> **SET PROBLEM**
Copy the data that follows exactly. Include no pictures.

> **COLLECTED MATERIAL**
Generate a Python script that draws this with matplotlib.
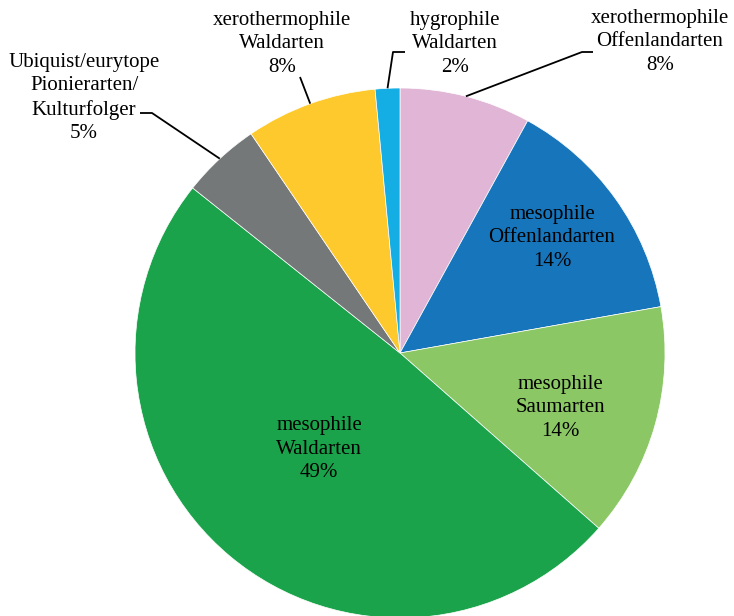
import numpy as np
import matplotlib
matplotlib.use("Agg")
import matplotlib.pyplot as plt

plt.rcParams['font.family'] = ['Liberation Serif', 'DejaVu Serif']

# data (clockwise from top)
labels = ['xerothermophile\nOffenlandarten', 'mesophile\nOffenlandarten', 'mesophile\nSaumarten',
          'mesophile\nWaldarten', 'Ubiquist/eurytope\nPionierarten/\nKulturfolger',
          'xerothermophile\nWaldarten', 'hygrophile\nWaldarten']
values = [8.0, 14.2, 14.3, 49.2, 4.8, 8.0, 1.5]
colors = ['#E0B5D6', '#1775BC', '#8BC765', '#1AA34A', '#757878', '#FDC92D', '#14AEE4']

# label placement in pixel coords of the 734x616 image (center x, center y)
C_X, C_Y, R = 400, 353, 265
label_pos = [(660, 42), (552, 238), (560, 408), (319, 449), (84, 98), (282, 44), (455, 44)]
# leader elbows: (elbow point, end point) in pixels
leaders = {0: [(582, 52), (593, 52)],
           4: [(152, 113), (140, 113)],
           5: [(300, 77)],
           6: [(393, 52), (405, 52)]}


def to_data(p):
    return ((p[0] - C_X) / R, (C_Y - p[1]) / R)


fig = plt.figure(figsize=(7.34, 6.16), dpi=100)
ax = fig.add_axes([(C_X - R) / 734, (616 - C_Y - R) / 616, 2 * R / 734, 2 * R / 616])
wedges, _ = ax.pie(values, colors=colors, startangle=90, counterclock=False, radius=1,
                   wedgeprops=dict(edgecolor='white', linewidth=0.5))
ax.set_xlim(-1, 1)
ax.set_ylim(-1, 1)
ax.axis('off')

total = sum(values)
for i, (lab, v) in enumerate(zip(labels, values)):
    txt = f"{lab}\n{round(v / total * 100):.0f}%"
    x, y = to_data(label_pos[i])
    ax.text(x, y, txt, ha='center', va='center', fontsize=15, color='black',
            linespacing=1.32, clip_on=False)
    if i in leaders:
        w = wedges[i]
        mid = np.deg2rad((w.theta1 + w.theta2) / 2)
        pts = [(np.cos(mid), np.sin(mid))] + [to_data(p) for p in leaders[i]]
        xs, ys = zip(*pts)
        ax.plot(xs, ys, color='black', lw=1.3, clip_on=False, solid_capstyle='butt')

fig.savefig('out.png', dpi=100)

> **THE OUTPUT**
Generate a Python script that draws this with matplotlib.
import numpy as np
import matplotlib
matplotlib.use("Agg")
import matplotlib.pyplot as plt

plt.rcParams['font.family'] = ['Liberation Serif', 'DejaVu Serif']

# data (clockwise from top)
labels = ['xerothermophile\nOffenlandarten', 'mesophile\nOffenlandarten', 'mesophile\nSaumarten',
          'mesophile\nWaldarten', 'Ubiquist/eurytope\nPionierarten/\nKulturfolger',
          'xerothermophile\nWaldarten', 'hygrophile\nWaldarten']
values = [8.0, 14.2, 14.3, 49.2, 4.8, 8.0, 1.5]
colors = ['#E0B5D6', '#1775BC', '#8BC765', '#1AA34A', '#757878', '#FDC92D', '#14AEE4']

# label placement in pixel coords of the 734x616 image (center x, center y)
C_X, C_Y, R = 400, 353, 265
label_pos = [(660, 42), (552, 238), (560, 408), (319, 449), (84, 98), (282, 44), (455, 44)]
# leader elbows: (elbow point, end point) in pixels
leaders = {0: [(582, 52), (593, 52)],
           4: [(152, 113), (140, 113)],
           5: [(300, 77)],
           6: [(393, 52), (405, 52)]}


def to_data(p):
    return ((p[0] - C_X) / R, (C_Y - p[1]) / R)


fig = plt.figure(figsize=(7.34, 6.16), dpi=100)
ax = fig.add_axes([(C_X - R) / 734, (616 - C_Y - R) / 616, 2 * R / 734, 2 * R / 616])
wedges, _ = ax.pie(values, colors=colors, startangle=90, counterclock=False, radius=1,
                   wedgeprops=dict(edgecolor='white', linewidth=0.5))
ax.set_xlim(-1, 1)
ax.set_ylim(-1, 1)
ax.axis('off')

total = sum(values)
for i, (lab, v) in enumerate(zip(labels, values)):
    txt = f"{lab}\n{round(v / total * 100):.0f}%"
    x, y = to_data(label_pos[i])
    ax.text(x, y, txt, ha='center', va='center', fontsize=15, color='black',
            linespacing=1.32, clip_on=False)
    if i in leaders:
        w = wedges[i]
        mid = np.deg2rad((w.theta1 + w.theta2) / 2)
        pts = [(np.cos(mid), np.sin(mid))] + [to_data(p) for p in leaders[i]]
        xs, ys = zip(*pts)
        ax.plot(xs, ys, color='black', lw=1.3, clip_on=False, solid_capstyle='butt')

fig.savefig('out.png', dpi=100)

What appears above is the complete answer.